I think a lot depends on just where our heart is, and it's often very hard to tell where someone else's heart is.
It has been said that you can tell a lot about someone's priorities by looking at their checkbook. There's certainly some truth in that but it doesn't tell you anything about their prayer life and how they spend their time. Sometimes writing a check is the soft option when it comes to caring - it's easy to write a check and figure someone else can get their hands dirty doing the real work, but much harder to actually roll up your sleeves and get busy actually doing the work that needs to be done. Whether it's helping in a soup kitchen, volunteering at a social club for the old folks, adopting a troubled child, actually doing the work can often cost a whole lot more than simply writing a check and figuring Someone Else will get involved. Of course larger charities are more likely to make a big song and dance about their major donors, whereas the person who gets busy volunteering doesn't necessarily get any public recognition at all.
If you're about the public adulation the chances are your heart is in the wrong place.

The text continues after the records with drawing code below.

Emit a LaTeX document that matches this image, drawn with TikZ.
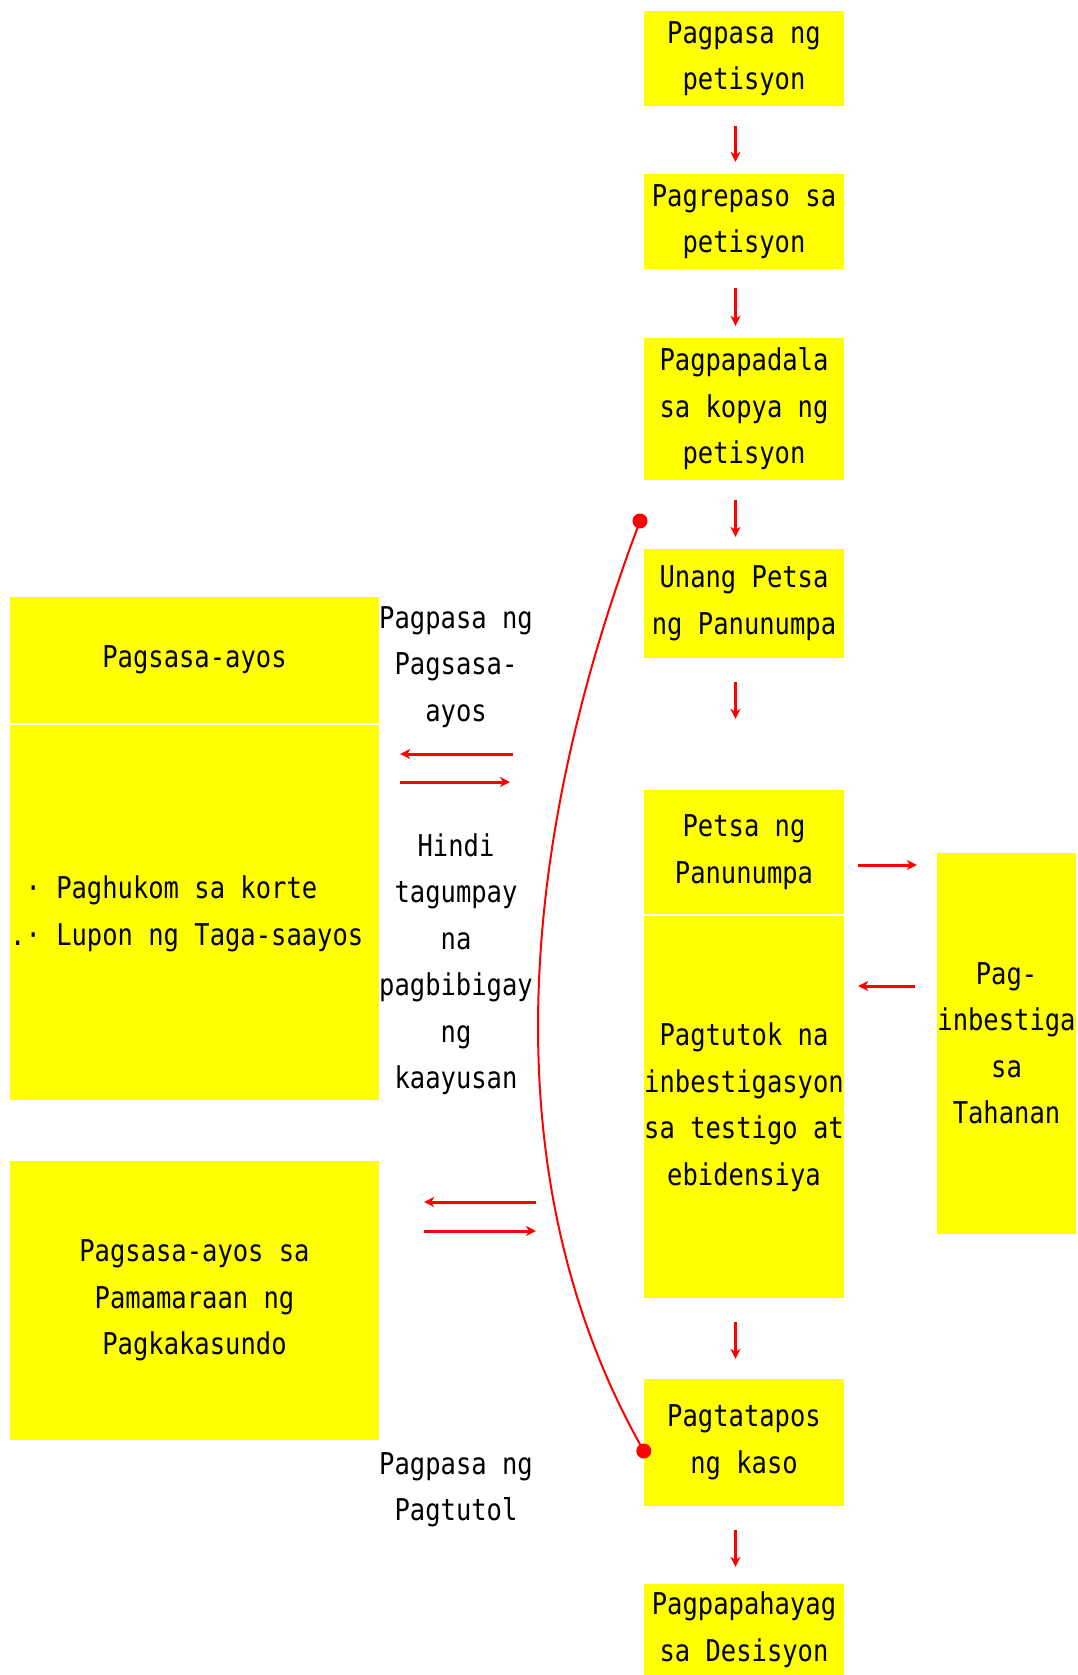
\documentclass[tikz,border=0pt]{standalone}
\usepackage{fontspec}
\newfontfamily\gmono[FakeStretch=0.85]{DejaVu Sans Mono}
\usetikzlibrary{arrows.meta}
\definecolor{ybox}{RGB}{255,255,0}
\definecolor{rline}{RGB}{255,0,0}
\newcommand\dtxt{\gmono\fontsize{30}{46.5}\selectfont}
\begin{document}
\begin{tikzpicture}[x=1pt,y=-1pt,
  box/.style={fill=ybox, inner sep=0pt, align=center, font=\dtxt, text=black},
  lbl/.style={inner sep=0pt, align=center, font=\dtxt, text=black},
  arr/.style={draw=rline, line width=3pt, -{Stealth[length=10pt,width=10pt,inset=3pt]}},
  curv/.style={draw=rline, line width=2pt},
  dotp/.style={fill=rline}
]
\useasboundingbox (0,0) rectangle (1078,1675);

% main column
\node[box, minimum width=200pt, minimum height=95pt]  (b1) at (744,58.5)  {Pagpasa ng\\petisyon};
\node[box, minimum width=200pt, minimum height=95pt]  (b2) at (744,221.5) {Pagrepaso sa\\petisyon};
\node[box, minimum width=200pt, minimum height=142pt] (b3) at (744,409)   {Pagpapadala\\sa kopya ng\\petisyon};
\node[box, minimum width=200pt, minimum height=109pt] (b4) at (744,603.5) {Unang Petsa\\ng Panunumpa};
\node[box, minimum width=200pt, minimum height=124pt] (b5) at (744,852)   {Petsa ng\\Panunumpa};
\node[box, minimum width=200pt, minimum height=382pt] (b6) at (744,1107)  {Pagtutok na\\inbestigasyon\\sa testigo at\\ebidensiya};
\node[box, minimum width=200pt, minimum height=127pt] (b7) at (744,1442.5){Pagtatapos\\ng kaso};
\node[box, minimum width=200pt, minimum height=91pt]  (b8) at (744,1629.5){Pagpapahayag\\sa Desisyon};

% right box
\node[box, minimum width=139pt, minimum height=381pt] (r) at (1006.5,1043.5) {Pag-\\inbestiga\\sa\\Tahanan};

% left boxes
\node[box, minimum width=369pt, minimum height=126pt] (la) at (194.5,660) {Pagsasa-ayos};
\node[box, minimum width=369pt, minimum height=375pt] (lb) at (194.5,912.5) {};
\node[lbl, align=left, anchor=west] (lbt) at (10,914) {\phantom{.}· Paghukom sa korte\\.· Lupon ng Taga-saayos};
\node[box, minimum width=369pt, minimum height=279pt] (lc) at (194.5,1300.5) {Pagsasa-ayos sa\\Pamamaraan ng\\Pagkakasundo};

% labels
\node[lbl] (l1) at (456,667) {Pagpasa ng\\Pagsasa-\\ayos};
\node[lbl] (l2) at (456,964) {Hindi\\tagumpay\\na\\pagbibigay\\ng\\kaayusan};
\node[lbl] (l3) at (456,1490) {Pagpasa ng\\Pagtutol};

% vertical arrows
\draw[arr, shorten <=20pt, shorten >=12pt] ([xshift=-8.5pt]b1.south) -- ([xshift=-8.5pt]b2.north);
\draw[arr, shorten <=19pt, shorten >=12pt] ([xshift=-8.5pt]b2.south) -- ([xshift=-8.5pt]b3.north);
\draw[arr, shorten <=20pt, shorten >=12pt] ([xshift=-8.5pt]b3.south) -- ([xshift=-8.5pt]b4.north);
\draw[arr, shorten <=24pt, shorten >=71pt] ([xshift=-8.5pt]b4.south) -- ([xshift=-8.5pt]b5.north);
\draw[arr, shorten <=24pt, shorten >=20pt] ([xshift=-8.5pt]b6.south) -- ([xshift=-8.5pt]b7.north);
\draw[arr, shorten <=24pt, shorten >=17pt] ([xshift=-8.5pt]b7.south) -- ([xshift=-8.5pt]b8.north);

% right side arrows
\draw[arr, shorten <=14pt, shorten >=20pt] ([yshift=-13pt]b5.east) -- ([yshift=-13pt]b5.east -| r.west);
\draw[arr, shorten <=22pt, shorten >=14pt] ([yshift=121pt]b6.east -| r.west) -- ([yshift=121pt]b6.east);

% left middle arrows
\coordinate (a1) at (513,754);
\coordinate (a2) at (510,782);
\draw[arr, shorten >=21pt] (a1) -- (a1 -| lb.east);
\draw[arr, shorten <=21pt] (a2 -| lb.east) -- (a2);
\coordinate (a3) at (536,1202);
\coordinate (a4) at (536,1231);
\draw[arr, shorten >=45pt] (a3) -- (a3 -| lc.east);
\draw[arr, shorten <=45pt] (a4 -| lc.east) -- (a4);

% curve
\coordinate (cs) at (640,521);
\coordinate (ce) at ([yshift=-8.5pt]b7.west);
\draw[curv] (cs) .. controls (512,860) and (495,1190) .. (ce);
\fill[dotp] (cs) circle (7.5pt);
\fill[dotp] (ce) circle (7.5pt);
\end{tikzpicture}
\end{document}
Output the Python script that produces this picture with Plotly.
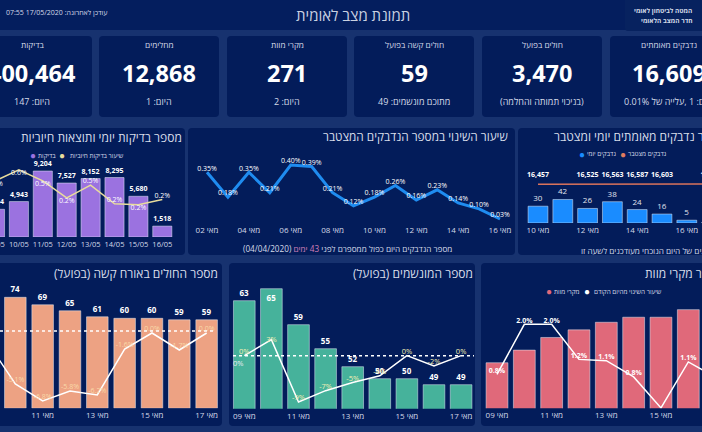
import plotly.graph_objects as go

W, H = 702, 432
FONT = "Open Sans"
BG = "#17326f"
PANEL = "#031c5a"
TXT = "#d4dae8"

# ---- data ----
kpi_titles = ["נדבקים מאומתים", "חולים בפועל", "חולים קשה בפועל", "מקרי מוות", "מחלימים", "בדיקות"]
kpi_values = ["16,609", "3,470", "59", "271", "12,868", "400,464"]
kpi_subs = ["היום: 1 ,עלייה של 0.01%", "(בניכוי תמותה והחלמה)", "מתוכם מונשמים: 49", "היום: 2", "היום: 1", "היום: 147"]

test_days = ["09/05", "10/05", "11/05", "12/05", "13/05", "14/05", "15/05", "16/05"]
test_counts = [3864, 4943, 9204, 7527, 8152, 8295, 5680, 1518]
test_pos_rate = [0.47, 0.60, 0.47, 0.27, 0.42, 0.20, 0.19, 0.25]
test_pos_labels = ["0.5%", "0.6%", "0.5%", "0.2%", "0.5%", "0.2%", "0.2%", "0.2%"]

growth_days = ["מאי %02d" % d for d in (2, 3, 4, 5, 6, 7, 8, 9, 10, 11, 12, 13, 14, 15, 16)]
growth_rate = [0.35, 0.18, 0.35, 0.21, 0.40, 0.39, 0.21, 0.12, 0.18, 0.26, 0.16, 0.23, 0.14, 0.10, 0.03]

conf_days = ["מאי %02d" % d for d in (10, 11, 12, 13, 14, 15, 16, 17)]
conf_daily = [30, 42, 26, 38, 24, 16, 5, 1]
conf_total = [16457, 16499, 16525, 16563, 16587, 16603, 16608, 16609]
conf_total_labels = ["16,457", "", "16,525", "16,563", "16,587", "16,603", "", "16,609"]

severe_days = ["מאי %02d" % d for d in (9, 10, 11, 12, 13, 14, 15, 16, 17)]
severe_counts = [76, 74, 69, 65, 61, 60, 60, 59, 59]
severe_change = [-1.0, -5.1, -6.8, -5.8, -6.2, -1.6, 0.0, -1.7, 0.0]

vent_days = severe_days
vent_counts = [63, 65, 59, 55, 52, 50, 50, 49, 49]
vent_change = [0.0, 3.1, -9.0, -6.8, -5.2, -3.9, 0.0, -2.0, 0.0]
vent_labels = ["0%", "3%", "-9%", "-7%", "-5%", "-4%", "0%", "-2%", "0%"]

death_days = severe_days
death_counts = [248, 253, 258, 261, 264, 266, 266, 269, 271]
death_change = [0.8, 2.0, 2.0, 1.16, 1.13, 0.74, 0.0, 1.1, 0.73]
death_labels = ["0.8%", "2.0%", "2.0%", "1.2%", "1.1%", "0.8%", "", "1.1%", "0.7%"]


# ---- pixel helpers for the dashboard grid ----
def fx(p): return p / W
def fy(p): return 1 - p / H

def panel(x0, y0, x1, y1, color=PANEL, r=4):
    a, b, c, d = fx(x0), fy(y0), fx(x1), fy(y1)
    rx, ry = r / W, r / H
    path = (f"M {a+rx} {b} L {c-rx} {b} Q {c} {b} {c} {b-ry} L {c} {d+ry} Q {c} {d} {c-rx} {d} "
            f"L {a+rx} {d} Q {a} {d} {a} {d+ry} L {a} {b-ry} Q {a} {b} {a+rx} {b} Z")
    return dict(type="path", path=path, xref="paper", yref="paper", fillcolor=color,
                line=dict(width=0), layer="below")

def note(x, y, text, size=7.5, color=TXT, anchor="center", bold=False):
    t = f"<b>{text}</b>" if bold else text
    return dict(x=fx(x), y=fy(y), xref="paper", yref="paper", text=t, showarrow=False,
                xanchor=anchor, yanchor="middle", font=dict(size=size, color=color, family=FONT),
                borderpad=0, borderwidth=0)

def dot(x, y, color):
    return note(x, y, "●", 10, color)

shapes, annos = [], []
layout = {}
traces = []

# panels
shapes.append(panel(-5, -5, W + 5, 30, "#041e5e", 0))
shapes.append(panel(625, -5, W + 5, 31, "#07225f", 3))
for x0 in (-28, 99, 227, 354, 482, 610):
    shapes.append(panel(x0, 36, x0 + 120, 117))
for x0, x1 in ((-20, 185), (188, 515), (518, W + 20)):
    shapes.append(panel(x0, 128, x1, 255))
for x0, x1 in ((-20, 222), (229, 475), (481, W + 20)):
    shapes.append(panel(x0, 263, x1, 426))

# header
annos.append(note(353, 15, "תמונת מצב לאומית", 15, "#c9d1e2"))
annos.append(note(56, 13, "עודכן לאחרונה: 17/05/2020 07:55", 7, TXT))
annos.append(note(662.5, 11, "המטה לביטחון לאומי", 6.5, TXT, bold=True))
annos.append(note(667, 20.5, "חדר המצב הלאומי", 6.5, TXT, bold=True))

# KPI cards
kpi_cx = [669, 542, 414, 287, 159, 32]
for cx, t, v, s in zip(kpi_cx, kpi_titles, kpi_values, kpi_subs):
    annos.append(note(cx, 45, t, 8.3, TXT))
    annos.append(note(cx, 73, v, 23.5, "#ffffff", bold=True))
    annos.append(note(cx, 101, s, 9, TXT))

# ---- chart axes ----
def axes(n, L, R, T, B, c0, step, v0, k, labels, tick_labels, v0b=None, kb=None, tick_size=8):
    sx = "" if n == 1 else str(n)
    yb, yl = f"yaxis{2*n-1 if n > 1 else ''}", f"yaxis{2*n}"
    xname = f"x{sx}"
    layout[f"xaxis{sx}"] = dict(
        type="category", categoryorder="array", categoryarray=labels,
        domain=[fx(L), fx(R)], range=[(L - c0) / step, (R - c0) / step],
        anchor=yb.replace("axis", ""), tickmode="array", tickvals=tick_labels, ticktext=tick_labels,
        ticks="", showgrid=False, zeroline=False, showline=False,
        tickfont=dict(size=tick_size, color=TXT, family=FONT), ticklabelstandoff=1, tickangle=0)
    dom = [fy(B), fy(T)]
    layout[yb] = dict(domain=dom, range=[v0, v0 + (B - T) / k], visible=False, anchor=xname,
                      fixedrange=True)
    if kb is not None:
        layout[yl] = dict(domain=dom, range=[v0b, v0b + (B - T) / kb], visible=False, anchor=xname,
                          overlaying=yb.replace("axis", ""))
    return xname, yb.replace("axis", ""), yl.replace("axis", "")

LBL = dict(family=FONT, size=7, color="#ffffff")
LEG = 6.4

# ---- 1. tests ----
x, yb, yl = axes(1, 0, 185, 160, 237, -5, 23.9, 0, 0.00717, test_days, test_days[1:],
                 v0b=-0.19, kb=85.0, tick_size=7.5)
traces.append(go.Bar(x=test_days, y=test_counts, xaxis=x, yaxis=yb, width=0.8, marker_color="#9b72e0",
                     text=[f"<b>{v:,}</b>" for v in test_counts], textposition="outside", constraintext="none",
                     textfont=dict(family=FONT, size=7, color="#ffffff"), textangle=0))
traces.append(go.Scatter(x=test_days, y=test_pos_rate, xaxis=x, yaxis=yl, mode="lines+text",
                         line=dict(color="#e8dc9c", width=1.5), text=test_pos_labels,
                         textposition=["bottom center", "bottom center", "bottom center", "bottom center",
                                       "top center", "top center", "bottom center", "top center"],
                         textfont=LBL))
annos.append(note(-5, 244, "09/05", 7.5))
annos.append(note(182, 137, "מספר בדיקות יומי ותוצאות חיוביות", 12, "#d8deea", "right"))
annos.append(dot(33, 155, "#9b72e0"))
annos.append(note(47, 155, "בדיקות", LEG, TXT))
annos.append(dot(62, 155, "#e8dc9c"))
annos.append(note(96.7, 155, "שיעור בדיקות חיוביות", LEG, TXT))

# ---- 2. growth ----
x, yb, yl = axes(2, 190, 512, 155, 223.4, 207, 20.93, 0, 146, growth_days, growth_days[0::2])
traces.append(go.Scatter(x=growth_days, y=growth_rate, xaxis=x, yaxis=yb, mode="lines+text",
                         line=dict(color="#1f8cf0", width=3),
                         text=[f"{v:.2f}%" for v in growth_rate], textposition="top center",
                         textfont=LBL))
annos.append(note(508, 136, "שיעור השינוי במספר הנדבקים המצטבר", 11.8, "#d8deea", "right"))
annos.append(note(347, 249, 'מספר הנדבקים היום כפול ממספרם לפני <span style="color:#d07fb8">43 ימים</span> (04/04/2020)', 8.2, TXT))

# ---- 3. confirmed ----
x, yb, yl = axes(3, 518, W, 160, 223, 538, 24.8, 0, 0.56, conf_days, conf_days[0::2],
                 v0b=0, kb=0.00235)
traces.append(go.Bar(x=conf_days, y=conf_daily, xaxis=x, yaxis=yb, width=0.8, marker_color="#1a8cff",
                     text=conf_daily, textposition="outside", constraintext="none",
                     textfont=dict(family=FONT, size=8, color="#e0e4ee"), textangle=0))
traces.append(go.Scatter(x=conf_days, y=conf_total, xaxis=x, yaxis=yl, mode="lines+markers+text",
                         line=dict(color="#d9735c", width=1.5), marker=dict(size=7, opacity=0),
                         text=[f"<b>{t}</b>" if t else "" for t in conf_total_labels],
                         textposition="top center", textfont=dict(family=FONT, size=7, color="#ffffff")))
annos.append(note(554, 136, "מספר נדבקים מאומתים יומי ומצטבר", 12, "#d8deea", "left"))
annos.append(dot(582, 154, "#1a8cff"))
annos.append(note(601, 154, "נדבקים יומי", LEG, TXT))
annos.append(dot(623, 154, "#e07c5e"))
annos.append(note(647.5, 154, "נדבקים מצטבר", LEG, TXT))
annos.append(note(581, 250, "הנתונים של היום הנוכחי מעודכנים לשעה זו", 8.2, TXT, "left"))

# ---- 4. severe ----
x, yb, yl = axes(4, 0, 222, 283, 408.3, -12, 27.33, 0, 1.5, severe_days, severe_days[2::2],
                 v0b=-7.53, kb=10.0)
traces.append(go.Bar(x=severe_days, y=severe_counts, xaxis=x, yaxis=yb, width=0.79, marker_color="#eda283",
                     text=[f"<b>{v}</b>" for v in severe_counts], textposition="outside", constraintext="none",
                     textfont=dict(family=FONT, size=8, color="#ffffff"), textangle=0))
traces.append(go.Scatter(x=severe_days, y=severe_change, xaxis=x, yaxis=yl, mode="lines+text",
                         line=dict(color="#ffffff", width=1.5), text=[f"{v:.1f}%" for v in severe_change],
                         textposition="top center", textfont=dict(family=FONT, size=7, color="#f9d9a8")))
shapes.append(dict(type="line", xref="paper", x0=0, x1=fx(216), yref=yl, y0=0.2, y1=0.2,
                   line=dict(color="#ffffff", width=1.5, dash="dot")))
annos.append(note(218, 273, "מספר החולים באורח קשה (בפועל)", 12, "#d8deea", "right"))

# ---- 5. ventilated ----
x, yb, yl = axes(5, 229, 475, 283, 408.7, 244.3, 27.1, 45, 6.0, vent_days, vent_days[0::2],
                 v0b=-10.3, kb=5.15)
traces.append(go.Bar(x=vent_days, y=vent_counts, xaxis=x, yaxis=yb, width=0.8, marker_color="#46b29b",
                     text=[f"<b>{v}</b>" for v in vent_counts], textposition=["outside", "inside"] + ["outside"] * 7,
                     insidetextanchor="end", constraintext="none",
                     textfont=dict(family=FONT, size=8, color="#ffffff"), textangle=0))
traces.append(go.Scatter(x=vent_days, y=vent_change, xaxis=x, yaxis=yl, mode="lines+text",
                         line=dict(color="#ffffff", width=1.5), text=vent_labels,
                         textposition=["top center", "middle center"] + ["top center"] * 7,
                         textfont=dict(family=FONT, size=7.5, color="#f3efb4")))
shapes.append(dict(type="line", xref="paper", x0=fx(233), x1=fx(474), yref=yl, y0=0, y1=0,
                   line=dict(color="#ffffff", width=1.5, dash="dot")))
annos.append(note(473, 273, "מספר המונשמים (בפועל)", 12, "#d8deea", "right"))
annos.append(note(238, 363, "0%", 7.5, "#e8ecf4"))

# ---- 6. deaths ----
x, yb, yl = axes(6, 481, W, 283, 408.3, 497, 27.33, 230, 2.53, death_days, death_days[0::2],
                 v0b=-0.01, kb=41.8)
traces.append(go.Bar(x=death_days, y=death_counts, xaxis=x, yaxis=yb, width=0.8, marker_color="#e0697a",
                     text=[f"<b>{v}</b>" for v in death_counts], textposition="inside", insidetextanchor="start", constraintext="none",
                     textfont=dict(family=FONT, size=7.5, color="#ffffff"), textangle=0))
traces.append(go.Scatter(x=death_days, y=death_change, xaxis=x, yaxis=yl, mode="lines+text",
                         line=dict(color="#ffffff", width=1.5), text=[f"<b>{t}</b>" if t else "" for t in death_labels],
                         textposition="top center", textfont=LBL))
annos.append(note(645, 273, "מספר מקרי מוות", 12, "#d8deea", "left"))
annos.append(dot(548.5, 291, "#e0697a"))
annos.append(note(566.8, 291, "מקרי מוות", LEG, TXT))
annos.append(dot(586.5, 291, "#ffffff"))
annos.append(note(627.7, 291, "שיעור השינוי מהיום הקודם", LEG, TXT))

fig = go.Figure(traces)
fig.update_layout(width=W, height=H, margin=dict(l=0, r=0, t=0, b=0, pad=0), paper_bgcolor=BG,
                  plot_bgcolor="rgba(0,0,0,0)", showlegend=False, shapes=shapes, annotations=annos,
                  font=dict(family=FONT), barmode="overlay", **layout)
fig.write_html("out.html", config=dict(displayModeBar=False),
               post_script="document.body.style.margin='0';document.body.style.overflow='hidden';document.body.style.background='%s';" % BG)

As far as people who "look much like the world" I suppose it would depend on exactly how they look like the world. I've seen people use all sorts of silly circular reasoning to try and prohibit the things they dislike, with "reasoning" (the term used in its loosest possible context) that goes along the lines of "the world drinks alcohol, we should not be like the world, therefore we should not drink alcohol". Such bizarre arguments are often presented as if they were unshakeable, but then the people who present them dislike being told "the world wears clothes, we are not to be like the world, therefore we should not wear clothes" or similar. In many ways we should expect a Christian to look much like the world, in that Christians may ride the train to work, work in regular employment, collect a paycheck, hang out with friends in the evening, maybe visit the bar and have a couple of drinks, watch a sporting match, and so on. You know, all the things that "the world" does. To a casual observer they may look just like their secular counterparts. To a casual observer it may be difficult to differentiate a Christian from a non-Christian, and in many ways I don't think that has to be a problem - how exactly are we to be visibly different from a non-Christian, as observed by someone with no more contact with us than happening to be riding in the same train carriage as us? On the other hand, if it becomes clear to people based on knowing us for a time that we don't actually care for widows and orphans, don't love God, don't love our neighbor, and want nothing more than our own life of hedonism, they may be reasonable in asking whether we are truly Christians.